Anfang Dezember eröffnete Bayer 04 in Solingen einen eigenen Fanshop. Es ist das zweite Geschäft des Klubs außerhalb von Leverkusen. In Bergisch Gladbach betreibt der Verein ein weiteres Geschäft. 2000 neue Dauerkartenbesitzer habe der Verein in den vergangenen zwei Jahren im Bergischen hinzugewonnen, bemerkte Bayer-Geschäftsführer Michael Schade bei der Eröffnungsfeier in Solingen. 450 dieser Dauerkarten habe der Verein an Solinger verkauft. 5000 der insgesamt etwa 19.000 Dauerkartenbesitzer kommen laut Bayer 04 aus dem Bergischen Land.

So bergisch ist Bayer 04 schon

Geschäftsführer Michael Schade ist ein gutes Beispiel dafür, wie eng der Verein schon mit dem Bergischen verwoben ist. Schade ist gebürtiger Solinger, genau wie Mittelfeldspieler Kevin Kampl, der bei der Eröffnung zu Gast war. Auch Ex-Spieler Christoph Kramer stammt aus Solingen, der langjährige Bayer-Profi Gonzalo Castro ist Wuppertaler. Und auf ihrer Brust tragen die Spieler der Werkself seit der laufenden Saison das Logo der Barmenia-Versicherung, die ihren Sitz in Wuppertal hat. In Bergisch-Gladbach veranstalten die Bayer-Kicker regelmäßig Testspiele. Und Hauptsponsor Bayer hat ein Werk mitten in Wuppertal.

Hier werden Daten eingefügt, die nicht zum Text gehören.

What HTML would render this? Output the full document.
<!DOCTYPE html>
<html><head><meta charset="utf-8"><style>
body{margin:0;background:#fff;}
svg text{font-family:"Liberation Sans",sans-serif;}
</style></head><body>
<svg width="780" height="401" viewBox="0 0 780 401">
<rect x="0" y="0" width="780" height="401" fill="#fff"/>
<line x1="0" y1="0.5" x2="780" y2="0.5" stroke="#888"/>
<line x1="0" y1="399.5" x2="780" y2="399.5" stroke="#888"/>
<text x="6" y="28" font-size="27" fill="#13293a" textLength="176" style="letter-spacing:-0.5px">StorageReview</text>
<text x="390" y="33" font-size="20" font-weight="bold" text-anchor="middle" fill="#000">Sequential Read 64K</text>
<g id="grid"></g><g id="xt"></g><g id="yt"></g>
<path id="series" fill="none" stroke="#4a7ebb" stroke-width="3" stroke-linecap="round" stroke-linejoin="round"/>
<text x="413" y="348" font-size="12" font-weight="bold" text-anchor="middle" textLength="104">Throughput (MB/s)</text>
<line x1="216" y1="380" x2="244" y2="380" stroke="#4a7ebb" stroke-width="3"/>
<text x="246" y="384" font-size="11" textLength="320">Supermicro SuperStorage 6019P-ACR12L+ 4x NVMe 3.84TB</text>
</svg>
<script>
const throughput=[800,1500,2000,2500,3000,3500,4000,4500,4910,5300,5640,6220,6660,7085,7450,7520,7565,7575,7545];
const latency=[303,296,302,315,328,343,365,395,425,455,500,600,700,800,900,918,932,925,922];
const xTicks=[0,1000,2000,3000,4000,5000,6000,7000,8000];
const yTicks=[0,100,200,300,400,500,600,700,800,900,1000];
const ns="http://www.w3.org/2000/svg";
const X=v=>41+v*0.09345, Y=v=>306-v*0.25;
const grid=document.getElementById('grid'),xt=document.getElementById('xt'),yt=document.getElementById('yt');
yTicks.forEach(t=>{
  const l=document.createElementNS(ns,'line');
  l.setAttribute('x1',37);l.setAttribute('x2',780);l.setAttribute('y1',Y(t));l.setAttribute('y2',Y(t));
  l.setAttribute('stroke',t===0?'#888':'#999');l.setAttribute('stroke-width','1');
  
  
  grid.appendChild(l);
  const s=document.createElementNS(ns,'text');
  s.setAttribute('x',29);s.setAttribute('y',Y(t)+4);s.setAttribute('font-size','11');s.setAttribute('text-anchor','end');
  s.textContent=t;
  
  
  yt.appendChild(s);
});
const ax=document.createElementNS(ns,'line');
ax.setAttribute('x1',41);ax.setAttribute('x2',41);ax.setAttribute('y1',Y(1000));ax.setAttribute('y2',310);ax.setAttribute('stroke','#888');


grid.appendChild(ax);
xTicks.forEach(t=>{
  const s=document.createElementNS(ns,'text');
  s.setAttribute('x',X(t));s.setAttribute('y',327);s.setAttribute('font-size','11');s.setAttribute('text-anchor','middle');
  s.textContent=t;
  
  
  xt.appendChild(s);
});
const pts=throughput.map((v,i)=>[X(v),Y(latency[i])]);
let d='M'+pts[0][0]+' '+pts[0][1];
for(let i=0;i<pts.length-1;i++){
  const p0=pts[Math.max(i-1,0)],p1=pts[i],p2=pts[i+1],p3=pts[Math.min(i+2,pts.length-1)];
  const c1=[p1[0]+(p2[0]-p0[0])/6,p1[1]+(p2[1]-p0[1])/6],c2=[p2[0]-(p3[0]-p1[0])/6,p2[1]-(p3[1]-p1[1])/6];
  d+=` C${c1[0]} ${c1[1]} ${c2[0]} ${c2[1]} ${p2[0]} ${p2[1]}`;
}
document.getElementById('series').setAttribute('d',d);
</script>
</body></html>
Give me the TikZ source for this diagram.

Von dort aus bis in die Sitzschale der BayArena dauert es mit öffentlichen Verkehrsmitteln nicht einmal eine Stunde. "Die Infrastruktur zwischen Leverkusen und dem Bergischen Land ist sehr gut ausgebaut", sagt Marketingdirektor Rotthaus. Zwischen Wuppertal und Leverkusen fahren die Regionalbahn 48 und der RE7, beide halten auch in Solingen. Die Autobahn 1 führt aus dem Bergischen direkt nach Leverkusen.

Mehr als 600.000 Menschen leben im Bergischen Städtedreieck; Wuppertal, Solingen und Remscheid. Mehr als eine Million im erweiterten Bergischen. Leverkusen hat knapp 160.000 Einwohner. Das Zahlenverhältnis verdeutlicht das Fanpotenzial, das zu locken ist. Die Bundesligaspiele der Werkself sehen im Schnitt 28.148 Fans. Das ist gemessen an der Stadiongröße von 30.210 eine ordentliche Auslastung.

Es geht aber nicht nur um Ticketverkäufe. Beim "Merchandising", also dem Verkauf von Fan-Artikeln, ist für die Klubs ebenfalls viel zu holen. Und wer durch Fans im Gespräch ist, hat in Verhandlungen mit Sponsoren die besten Argumente.